Ask God for Zeal!
Yoda: Do or do not. There is no try
I have a confession to make, one which I know might lose me some friends and even some respect. Here it goes: I have never watched a Star Wars movie. Well, I watched the first 15 minutes of the Star Wars reboot and found it just a little too sci-fi to encourage me to continue watching.
I have never bought Star Wars book covers or pencil cases or even a T-shirt. I do, however, have a friend who used to doodle sketches of Yoda on my lecture notes during our time at university, so I suppose I am a part-time fan by association.
From my investigation into the Star Wars phenomenon (and by that I mean asking Google), it would appear that the characters are always on a mission for something and are at times interrupted by opposing forces. That sounds a little like the lives of Jesus and the apostles, too. The Easter season, which also includes Vocations Sunday on April 25, is a good time to ponder the meaning of mission.
“Go forth and make disciples of all nations,” Christ says to his apostles (Matthew 28:19). I dare say, one must admire the trust that Jesus shows here. Not many would have such confidence in people who had denied them in front of others and abandoned them at the hour of their death. It is even more surprising when we consider that Jesus entrusted the apostle with such a serious and important task.

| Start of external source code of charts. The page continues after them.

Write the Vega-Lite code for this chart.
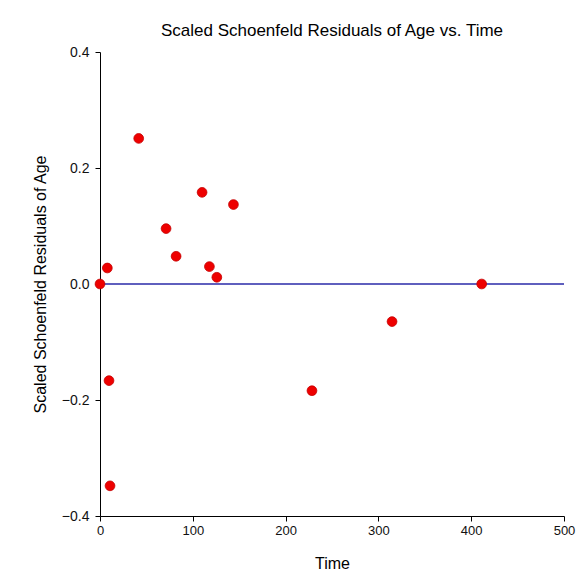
{
  "$schema": "https://vega.github.io/schema/vega-lite/v6.json",
  "autosize": {"type": "none"},
  "width": 464,
  "height": 464,
  "padding": {"left": 100, "top": 52, "right": 17, "bottom": 69},
  "background": "white",
  "config": {
    "view": {"stroke": null},
    "font": "Liberation Sans",
    "axis": {
      "grid": false,
      "domainColor": "#000000",
      "tickColor": "#000000",
      "labelColor": "#111111",
      "titleColor": "#000000",
      "labelFont": "Liberation Sans",
      "titleFont": "Liberation Sans",
      "labelFontSize": 13,
      "titleFontSize": 16,
      "titleFontWeight": "normal",
      "labelFlush": false,
      "tickSize": 5
    },
    "title": {"font": "Liberation Sans", "fontSize": 17, "fontWeight": "normal", "color": "#000000"}
  },
  "title": {"text": "Scaled Schoenfeld Residuals of Age vs. Time", "anchor": "middle", "offset": 5},
  "data": {"values": [
    {"Time": 0, "Residual": 0.0},
    {"Time": 7.9, "Residual": 0.0276},
    {"Time": 41.7, "Residual": 0.251},
    {"Time": 71.2, "Residual": 0.0955},
    {"Time": 82, "Residual": 0.0478},
    {"Time": 110, "Residual": 0.158},
    {"Time": 117.9, "Residual": 0.030},
    {"Time": 125.9, "Residual": 0.0116},
    {"Time": 143.8, "Residual": 0.137},
    {"Time": 9.7, "Residual": -0.1666},
    {"Time": 10.8, "Residual": -0.348},
    {"Time": 228.4, "Residual": -0.184},
    {"Time": 314.7, "Residual": -0.0648},
    {"Time": 411.3, "Residual": 0.0}
  ]},
  "layer": [
    {
      "data": {"values": [{"zero": 0}]},
      "mark": {"type": "rule", "color": "#2a2aa8", "strokeWidth": 1.4},
      "encoding": {"y": {"field": "zero", "type": "quantitative"}}
    },
    {
      "mark": {"type": "point", "filled": true, "fill": "#ee0000", "stroke": "#c40000", "strokeWidth": 0.8, "size": 95, "opacity": 1},
      "encoding": {
        "x": {"field": "Time", "type": "quantitative", "scale": {"domain": [0, 500], "nice": false, "zero": false},
              "axis": {"values": [0, 100, 200, 300, 400, 500], "title": "Time", "titlePadding": 18, "labelPadding": 3}},
        "y": {"field": "Residual", "type": "quantitative", "scale": {"domain": [-0.4, 0.4], "nice": false},
              "axis": {"values": [-0.4, -0.2, 0, 0.2, 0.4], "format": ".1f", "title": "Scaled Schoenfeld Residuals of Age", "titlePadding": 13, "labelPadding": 6, "labelFontSize": 14}}
      }
    }
  ]
}
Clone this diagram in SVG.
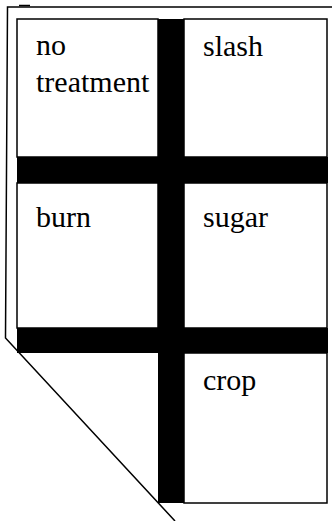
<svg xmlns="http://www.w3.org/2000/svg" width="332" height="521" viewBox="0 0 332 521">
<style>
.cell{fill:#fff;stroke:#000;stroke-width:1.5}
.bar{fill:#000}
.t{font-family:"Liberation Serif","Times New Roman",serif;font-size:30px;fill:#000}
.frame{fill:none;stroke:#000;stroke-width:1.5}
</style>
<rect width="332" height="521" fill="#fff"/>
<g id="frame">
<polyline class="frame" points="332,7 7.5,7 5.5,338 175,521"/>
<line class="frame" x1="19" y1="5.5" x2="30" y2="5.5"/>
</g>
<g id="connectors">
<rect class="bar" x="158" y="19" width="26" height="484"/>
<rect class="bar" x="17" y="157" width="311" height="26"/>
<rect class="bar" x="17" y="328" width="311" height="25"/>
</g>
<g id="no-treatment">
<rect class="cell" x="17" y="19" width="141" height="138"/>
<text class="t" x="36" y="55">no</text>
<text class="t" x="36" y="92">treatment</text>
</g>
<g id="slash">
<rect class="cell" x="184" y="19" width="143" height="138"/>
<text class="t" x="203" y="56">slash</text>
</g>
<g id="burn">
<rect class="cell" x="17" y="183" width="141" height="145"/>
<text class="t" x="36" y="227">burn</text>
</g>
<g id="sugar">
<rect class="cell" x="184" y="183" width="143" height="145"/>
<text class="t" x="203" y="227">sugar</text>
</g>
<g id="crop">
<rect class="cell" x="184" y="353" width="143" height="150"/>
<text class="t" x="203" y="390">crop</text>
</g>
</svg>
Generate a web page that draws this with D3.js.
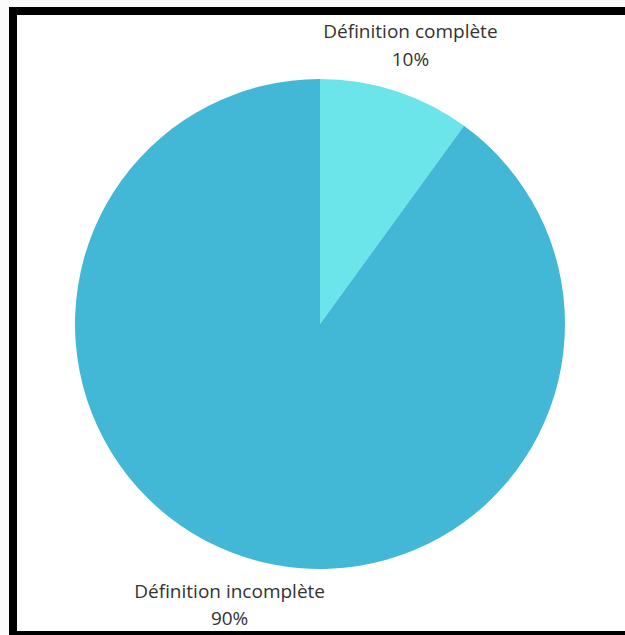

I do think, though, that all of us can see something of ourselves in Christ’s apostles. They had love for Jesus and felt close to him. They listened to him preach, watched him heal the sick, saw him cast out demons, and were astonished at his authority over nature. And yet, they must have wondered, “Why me? Why us? Why now?” I hope that in fulfilling their mission they were able to get answers to their questions.
On reflection, spiced with a little speculation, I can think of a few possible answers. Perhaps they began to see the infirm and the ignored of society who were in need of Christ’s mercy. I imagine they encountered those tormented by evils beyond their control. All of these afflictions existed before, but they now saw their impact through God’s eyes. I think this helped them to continue their own mission, and to help others “go forth”.
Mission in 2021
Even almost 2000 years later, as we find ourselves in the year 2021, we can see among us disciples from all nations. God, through Jesus Christ, still calls people to mission Those who are called also wonder: “Why me? Why all of us? Why now?” These are all difficult questions and very few will find the answers. In our modern age, being called to a mission by God may be difficult to understand.
There may be a number of reasons why this is so. Perhaps it is because we think we need to have it all in order to serve God. We may think that we are not financially secure, or too insignificant or maybe too ordinary.. Maybe we close our hearts and minds to pursuing the mission because it does not involve lightsabers, space travel, or the name Skywalker. Would you be more inclined to go on a mission if it included a sojourn through the galaxy? I know I would.
In the end, the call to mission arises from God’s love for us. We are called to mission not because God needs us or because we can do something to add to his glory, but because God desires that we share in his plan for salvation. In our “going forth”, we can ask God for joy, peace and zeal. And in the words of Yoda, we must “do or do not. There is no try”.